To my knowledge, the first Fermi cards will have a memory interface width of 384 bits. This means that only 12 floats can be read at the same time. At the same time, it is a good idea to use for example 16 x 16 threads in each block for optimal performance. Will not this be very inconvenient for memory reads and writes? Will a 16 floats read be divided into one with 12 floats and one with 4 floats? Am I missing something here or is there a quick solution to the problem?
Regarding the shared memory in Fermi it is said to be 48 KB shared memory and 16 KB L1-cache, or vice versa. If I only want to use 64 KB shared memory, is that possible, i.e. can the L1-cache be used as shared memory as well?

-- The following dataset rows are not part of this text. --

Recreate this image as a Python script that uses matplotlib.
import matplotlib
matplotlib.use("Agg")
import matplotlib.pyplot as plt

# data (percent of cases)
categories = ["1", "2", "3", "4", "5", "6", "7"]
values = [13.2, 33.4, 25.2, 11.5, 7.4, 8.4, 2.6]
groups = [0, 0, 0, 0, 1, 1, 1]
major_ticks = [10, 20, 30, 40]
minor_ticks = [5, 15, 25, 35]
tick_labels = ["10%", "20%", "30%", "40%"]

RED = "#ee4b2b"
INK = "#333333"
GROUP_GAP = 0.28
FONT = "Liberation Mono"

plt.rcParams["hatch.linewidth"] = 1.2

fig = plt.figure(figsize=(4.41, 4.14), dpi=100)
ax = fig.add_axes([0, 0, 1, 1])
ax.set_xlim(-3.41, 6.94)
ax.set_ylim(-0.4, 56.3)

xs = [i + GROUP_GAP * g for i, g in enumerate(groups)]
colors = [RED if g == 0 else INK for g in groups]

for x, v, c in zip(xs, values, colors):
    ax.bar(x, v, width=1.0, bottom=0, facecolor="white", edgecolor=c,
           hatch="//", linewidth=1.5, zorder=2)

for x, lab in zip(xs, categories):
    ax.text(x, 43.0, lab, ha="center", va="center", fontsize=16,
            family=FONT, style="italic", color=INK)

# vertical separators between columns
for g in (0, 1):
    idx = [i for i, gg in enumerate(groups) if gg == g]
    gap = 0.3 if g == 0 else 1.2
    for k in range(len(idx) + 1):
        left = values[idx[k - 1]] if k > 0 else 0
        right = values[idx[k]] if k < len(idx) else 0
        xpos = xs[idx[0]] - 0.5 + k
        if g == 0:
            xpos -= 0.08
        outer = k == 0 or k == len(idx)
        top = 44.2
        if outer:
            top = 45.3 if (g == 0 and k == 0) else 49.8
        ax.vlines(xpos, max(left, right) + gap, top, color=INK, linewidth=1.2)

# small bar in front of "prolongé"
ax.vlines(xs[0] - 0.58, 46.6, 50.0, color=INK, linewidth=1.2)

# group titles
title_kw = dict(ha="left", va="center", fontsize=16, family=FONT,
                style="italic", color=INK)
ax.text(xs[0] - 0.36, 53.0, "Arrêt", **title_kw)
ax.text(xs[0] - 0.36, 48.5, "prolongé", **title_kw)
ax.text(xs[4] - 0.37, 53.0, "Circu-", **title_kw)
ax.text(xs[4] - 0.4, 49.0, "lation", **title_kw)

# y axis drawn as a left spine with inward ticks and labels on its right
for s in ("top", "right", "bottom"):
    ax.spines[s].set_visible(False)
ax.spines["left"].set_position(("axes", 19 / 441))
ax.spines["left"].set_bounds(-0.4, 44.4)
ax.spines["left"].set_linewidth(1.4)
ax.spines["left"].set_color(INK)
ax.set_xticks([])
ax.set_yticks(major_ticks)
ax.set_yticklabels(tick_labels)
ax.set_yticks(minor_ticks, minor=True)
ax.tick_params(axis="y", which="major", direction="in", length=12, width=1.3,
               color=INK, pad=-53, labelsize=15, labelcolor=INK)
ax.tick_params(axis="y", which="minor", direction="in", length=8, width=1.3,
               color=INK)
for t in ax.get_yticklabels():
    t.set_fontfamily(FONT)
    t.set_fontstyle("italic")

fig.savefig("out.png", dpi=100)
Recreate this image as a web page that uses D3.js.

It’s all abstracted from you. I’m sure the architecture guys could explain it in detail, but the bus width doesn’t affect performance noticeably beyond the expected bandwidth of bus width * frequency. The exact packing of data and address per line per clock are probably interesting for the hardware guys to dig into, but for CUDA programming it’s ignorable.
For example, the GTX260 and GTX275 has a bus width of 448 and the GTX285 has a bus width of 512, yet it’s not like you’re hurt by 16-float memory accesses on the GTX275. The GT 130 uses a 192 bit bus width, as does the 9600GSO. The 8800 GTX and 8800 Ultra also used a 384 bit bus width.
The full Fermi docs are not out, but the initial presentations and white paper listed 16/48 or 48/16 as the two L1/Shared options. 64/0 is really unlikely since some shared memory is used by all kernels for housekeeping.